Leverage is forecast to rise through 2018 to approximately 14.2x as borrowings outpace growth in earnings and cash flow before declining to a more reasonable 9.0x in 2021. The median for similar Fitch-rated borrowers in the 'A' category was 9.14x in 2014.
Liquidity ratios remained strong and relatively stable at year-end 2015. Cash on hand was reported at 96 days ($213 million) and available borrowing capacity totaled $1.23 billion (544 days). These robust ratios reflect OPC's strategy of maintaining borrowing capacity sufficient to complete its planned construction program.
COMMERCIAL PAPER PROGRAM
OPC's CP notes are authorized up to $1 billion. OPC had $261 million of CP outstanding at the end of Dec. 31, 2015. The CP notes rank pari passu with all other unsecured indebtedness of OPC. Net proceeds from the sale of notes are used to meet working capital requirements and for general corporate purposes. Maximum maturity is 270 days. At Dec. 31, 2015, total available liquid resources divided by total maximum potential liquidity requirement equaled 1.57x.

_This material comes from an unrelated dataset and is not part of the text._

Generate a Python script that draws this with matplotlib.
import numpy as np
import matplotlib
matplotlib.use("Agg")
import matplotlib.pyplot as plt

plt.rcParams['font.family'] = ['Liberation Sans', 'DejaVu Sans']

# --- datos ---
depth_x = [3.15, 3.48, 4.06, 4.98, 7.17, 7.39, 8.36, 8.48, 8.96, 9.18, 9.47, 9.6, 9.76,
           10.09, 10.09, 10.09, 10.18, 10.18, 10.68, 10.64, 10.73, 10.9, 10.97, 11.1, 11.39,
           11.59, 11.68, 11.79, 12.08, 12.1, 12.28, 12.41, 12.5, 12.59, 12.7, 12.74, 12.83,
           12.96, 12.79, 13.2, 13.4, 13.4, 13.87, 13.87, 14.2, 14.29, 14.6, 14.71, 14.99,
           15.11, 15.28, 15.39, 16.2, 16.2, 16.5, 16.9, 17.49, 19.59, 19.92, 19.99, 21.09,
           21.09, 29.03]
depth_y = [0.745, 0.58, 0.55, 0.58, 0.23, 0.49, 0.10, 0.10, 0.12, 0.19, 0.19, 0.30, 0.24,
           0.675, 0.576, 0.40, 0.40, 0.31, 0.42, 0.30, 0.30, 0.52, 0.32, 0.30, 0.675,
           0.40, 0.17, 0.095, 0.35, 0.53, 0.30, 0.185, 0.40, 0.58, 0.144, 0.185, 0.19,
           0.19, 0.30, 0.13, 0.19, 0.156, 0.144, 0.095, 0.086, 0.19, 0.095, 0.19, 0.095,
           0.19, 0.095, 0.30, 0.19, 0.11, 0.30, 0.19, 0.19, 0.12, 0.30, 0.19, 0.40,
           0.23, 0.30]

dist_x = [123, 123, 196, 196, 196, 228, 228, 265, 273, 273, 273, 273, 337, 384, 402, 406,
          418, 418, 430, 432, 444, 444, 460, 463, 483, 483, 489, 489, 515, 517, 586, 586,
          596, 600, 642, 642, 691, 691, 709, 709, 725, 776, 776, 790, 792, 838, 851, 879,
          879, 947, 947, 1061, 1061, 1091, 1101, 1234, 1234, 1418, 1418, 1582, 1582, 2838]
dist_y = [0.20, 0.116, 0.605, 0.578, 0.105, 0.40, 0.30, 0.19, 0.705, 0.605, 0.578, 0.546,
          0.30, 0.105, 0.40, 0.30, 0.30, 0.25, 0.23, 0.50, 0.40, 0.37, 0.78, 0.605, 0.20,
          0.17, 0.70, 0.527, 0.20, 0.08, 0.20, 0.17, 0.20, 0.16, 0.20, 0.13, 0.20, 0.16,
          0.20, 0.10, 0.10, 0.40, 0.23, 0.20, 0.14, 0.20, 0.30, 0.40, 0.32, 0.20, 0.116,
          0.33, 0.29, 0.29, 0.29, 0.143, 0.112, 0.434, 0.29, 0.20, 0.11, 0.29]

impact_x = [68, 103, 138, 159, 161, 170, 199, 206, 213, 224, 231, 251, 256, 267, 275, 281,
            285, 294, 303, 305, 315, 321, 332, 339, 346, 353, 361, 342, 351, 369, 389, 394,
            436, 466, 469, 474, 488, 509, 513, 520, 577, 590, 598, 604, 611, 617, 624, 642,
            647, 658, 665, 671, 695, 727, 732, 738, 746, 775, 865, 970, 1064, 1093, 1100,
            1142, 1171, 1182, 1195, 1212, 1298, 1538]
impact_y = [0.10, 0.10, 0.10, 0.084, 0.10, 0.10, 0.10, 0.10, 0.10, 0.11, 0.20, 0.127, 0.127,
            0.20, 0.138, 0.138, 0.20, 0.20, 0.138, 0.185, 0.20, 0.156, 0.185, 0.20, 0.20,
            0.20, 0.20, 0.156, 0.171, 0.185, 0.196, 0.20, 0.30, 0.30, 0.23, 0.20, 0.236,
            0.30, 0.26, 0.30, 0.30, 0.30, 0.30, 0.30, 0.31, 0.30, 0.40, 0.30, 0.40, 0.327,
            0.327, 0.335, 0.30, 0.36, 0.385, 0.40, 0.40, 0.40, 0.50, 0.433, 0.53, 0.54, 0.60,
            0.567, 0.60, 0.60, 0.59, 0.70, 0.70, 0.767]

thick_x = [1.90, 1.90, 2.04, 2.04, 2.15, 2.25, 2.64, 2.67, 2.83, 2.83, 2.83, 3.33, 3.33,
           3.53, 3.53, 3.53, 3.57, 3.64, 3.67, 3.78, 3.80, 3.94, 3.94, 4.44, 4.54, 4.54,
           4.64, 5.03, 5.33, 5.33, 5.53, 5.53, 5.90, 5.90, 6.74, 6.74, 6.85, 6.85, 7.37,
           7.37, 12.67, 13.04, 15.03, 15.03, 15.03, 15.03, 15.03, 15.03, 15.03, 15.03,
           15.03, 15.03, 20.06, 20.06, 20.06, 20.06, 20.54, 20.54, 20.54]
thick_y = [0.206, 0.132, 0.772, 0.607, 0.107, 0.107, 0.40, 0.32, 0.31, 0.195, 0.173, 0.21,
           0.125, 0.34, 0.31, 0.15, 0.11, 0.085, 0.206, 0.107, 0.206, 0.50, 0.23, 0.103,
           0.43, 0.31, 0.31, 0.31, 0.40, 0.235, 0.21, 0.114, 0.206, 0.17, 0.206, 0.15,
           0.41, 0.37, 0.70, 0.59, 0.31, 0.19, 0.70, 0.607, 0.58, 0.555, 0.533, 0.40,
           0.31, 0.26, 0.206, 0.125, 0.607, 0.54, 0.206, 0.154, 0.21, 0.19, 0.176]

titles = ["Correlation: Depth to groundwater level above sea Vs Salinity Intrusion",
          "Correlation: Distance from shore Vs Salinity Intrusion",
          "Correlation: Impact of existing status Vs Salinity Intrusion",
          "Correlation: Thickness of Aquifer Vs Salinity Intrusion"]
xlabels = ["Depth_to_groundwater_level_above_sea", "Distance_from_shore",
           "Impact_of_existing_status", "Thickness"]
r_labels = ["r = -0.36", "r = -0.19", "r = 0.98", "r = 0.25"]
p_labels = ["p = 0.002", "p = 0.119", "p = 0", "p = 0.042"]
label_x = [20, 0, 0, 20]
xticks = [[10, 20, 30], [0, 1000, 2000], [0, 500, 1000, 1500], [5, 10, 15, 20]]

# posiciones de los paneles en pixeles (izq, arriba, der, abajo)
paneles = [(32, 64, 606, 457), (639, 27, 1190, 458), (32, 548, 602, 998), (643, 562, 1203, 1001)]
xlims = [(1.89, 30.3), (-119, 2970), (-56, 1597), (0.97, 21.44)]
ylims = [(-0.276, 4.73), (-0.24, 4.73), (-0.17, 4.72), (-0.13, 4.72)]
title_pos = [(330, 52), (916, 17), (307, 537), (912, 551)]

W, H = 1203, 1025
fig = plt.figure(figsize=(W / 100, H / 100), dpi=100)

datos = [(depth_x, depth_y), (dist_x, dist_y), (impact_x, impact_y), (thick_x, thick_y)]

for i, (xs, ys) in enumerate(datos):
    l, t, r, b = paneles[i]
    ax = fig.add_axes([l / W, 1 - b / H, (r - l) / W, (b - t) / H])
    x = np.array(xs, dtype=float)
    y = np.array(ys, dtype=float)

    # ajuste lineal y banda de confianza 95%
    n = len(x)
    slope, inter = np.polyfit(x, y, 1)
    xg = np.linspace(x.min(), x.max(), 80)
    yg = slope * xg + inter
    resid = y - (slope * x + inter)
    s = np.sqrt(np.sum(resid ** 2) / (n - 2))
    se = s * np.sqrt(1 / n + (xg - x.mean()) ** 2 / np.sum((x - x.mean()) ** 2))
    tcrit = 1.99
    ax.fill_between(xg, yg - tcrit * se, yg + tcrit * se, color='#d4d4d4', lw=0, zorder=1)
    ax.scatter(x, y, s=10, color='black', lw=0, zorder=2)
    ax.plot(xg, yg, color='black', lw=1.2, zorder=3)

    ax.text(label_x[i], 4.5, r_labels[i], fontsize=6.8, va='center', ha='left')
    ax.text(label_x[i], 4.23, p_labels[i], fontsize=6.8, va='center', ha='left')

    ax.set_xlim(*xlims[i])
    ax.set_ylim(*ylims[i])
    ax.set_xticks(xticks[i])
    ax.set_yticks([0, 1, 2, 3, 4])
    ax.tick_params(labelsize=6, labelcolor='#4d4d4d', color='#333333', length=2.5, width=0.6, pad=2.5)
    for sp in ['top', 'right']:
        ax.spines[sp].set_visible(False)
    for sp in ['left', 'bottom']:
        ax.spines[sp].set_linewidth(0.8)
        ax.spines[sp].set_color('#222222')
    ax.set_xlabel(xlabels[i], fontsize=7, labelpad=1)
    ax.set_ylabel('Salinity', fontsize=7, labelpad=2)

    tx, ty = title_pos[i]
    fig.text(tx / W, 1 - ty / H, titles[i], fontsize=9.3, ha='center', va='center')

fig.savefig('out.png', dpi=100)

The CP notes are primarily supported by high-quality, highly liquid assets in the form of OPC's own cash and investments, and access to the cooperative's $1.21 billion syndicated line of credit. The credit facility can be used for general corporate purposes, issuing letters of credit and backing up the CP program. The credit facility has a current expiration date of March 31, 2020.